Drinking filtered water may save plastic bottles, but what happens when you need a new filter cartridge?
Last year, cleaning-product maker Clorox, together with bottle maker Nalgene, launched a campaign that struck an environmental chord with consumers.
In the Filter for Good campaign, the companies appealed to Americans to "take the pledge to reduce bottled-water waste." By investing in a reusable Nalgene bottle and drinking tap water filtered with Clorox's Brita products, they hinted, Americans could avoid littering the planet with 38 billion water bottles each year, thus saving the 1.5 million barrels of oil used to produce the bottles.
Considering the green spotlight that Clorox pointed at itself, environmental activist Beth Terry of Oakland, Calif., was surprised that she was not able to recycle used Brita filter cartridges. Clorox told her that the infrastructure did not exist in the United States for recycling the cartridges. But some Web surfing revealed that the company selling the filters in Europe, Brita, had built its own recycling infrastructure.
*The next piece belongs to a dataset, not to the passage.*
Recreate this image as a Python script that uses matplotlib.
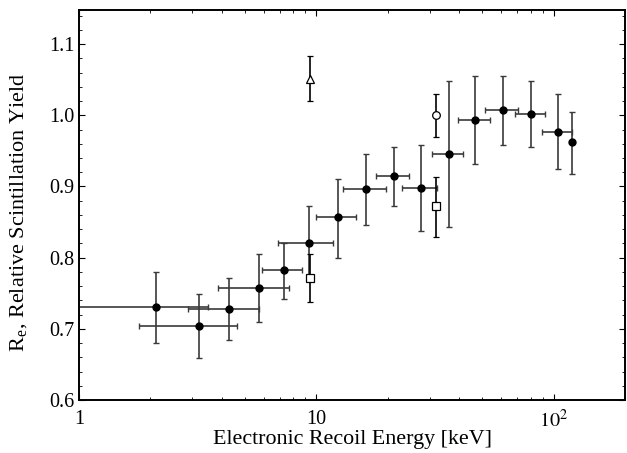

"We responded and were met by silence, so we started (a) campaign online" to get Clorox to implement a similar system, Terry said. This was in April, and since then, Take Back the Filter's petition has collected 6,267 signatures. It urges Clorox to:
- Redesign its Brita filter cartridges so that the plastic housing can be refilled, rather than discarded, each time the filter is changed.
- Provide a take-back program, such as the one that exists in Europe, so that used cartridges can be returned to the company for recycling.
- Create a system for the cartridges to be dismantled and for the components to be recycled or reused domestically rather than sent to domestic landfills, incinerated, or shipped overseas.
The day after she initiated the campaign, Terry was approached by Drew McGowan, a public-relations official for Brita, who said the company was looking into the question. Two months later, he tells CNET News.com that there are no still no ways to recycle the filters.
"Our filters are made with carbon. Any impurities that can be found in water will stick to the carbon, which becomes nonusable, which is why it has to be changed," McGowan said. "At this time, there is no way to recycle the carbon."
Although McGowan declined to disclose how many filters Brita sells per year, the company's 2007 annual report states that it has the largest market share of pour-through filter cartridges in the United States and Canada. Clorox is concerned about the cost of recycling.
Meanwhile, the Take Back the Filter campaign has started collecting used filters, anticipating the ultimate implementation of a recycling system.
"I think it's amazing that people are packaging up their filters and sending them to us," Terry said. "I think there's a section of society that definitely is willing to pay extra for recyclable filters."
So far, she has collected 119 filters from all over the country. She hopes it won't take too long for Clorox to start recycling.
"We're just people with regular jobs, caring for the environment. I want to make an impact," Terry said, sounding a bit worried about just how large the mounting pile of used filters will grow.
McGowan said: "We are regulated by outside organizations like the Water Quality Association and the National Sanitation Foundation. Even if we make a recyclable filter tomorrow, it would take one to two years before it could be implemented."
"But if it can be made physically and economically feasible, we are happy to do that," he continued. He said Clorox examines every possible way to recycle filters in North America.
The next item on Terry's wish list is that the U.S. would start recycling plastics domestically, rather than ship them to China, which she claims is the case in, for instance, San Francisco.
"In my activist blogging, I have visited recycling centers here like the Davis Street Transfer Center," she said. "All the plastic that gets collected is shipped to China, where they don't have the same type of worker safeguards. People are boiling down the plastics without wearing any protective gear."
"It makes people here feel good to recycle, but it is just moving the problem somewhere else and not fixing it. I think we should take care of the full life cycle of plastics here," Terry continued.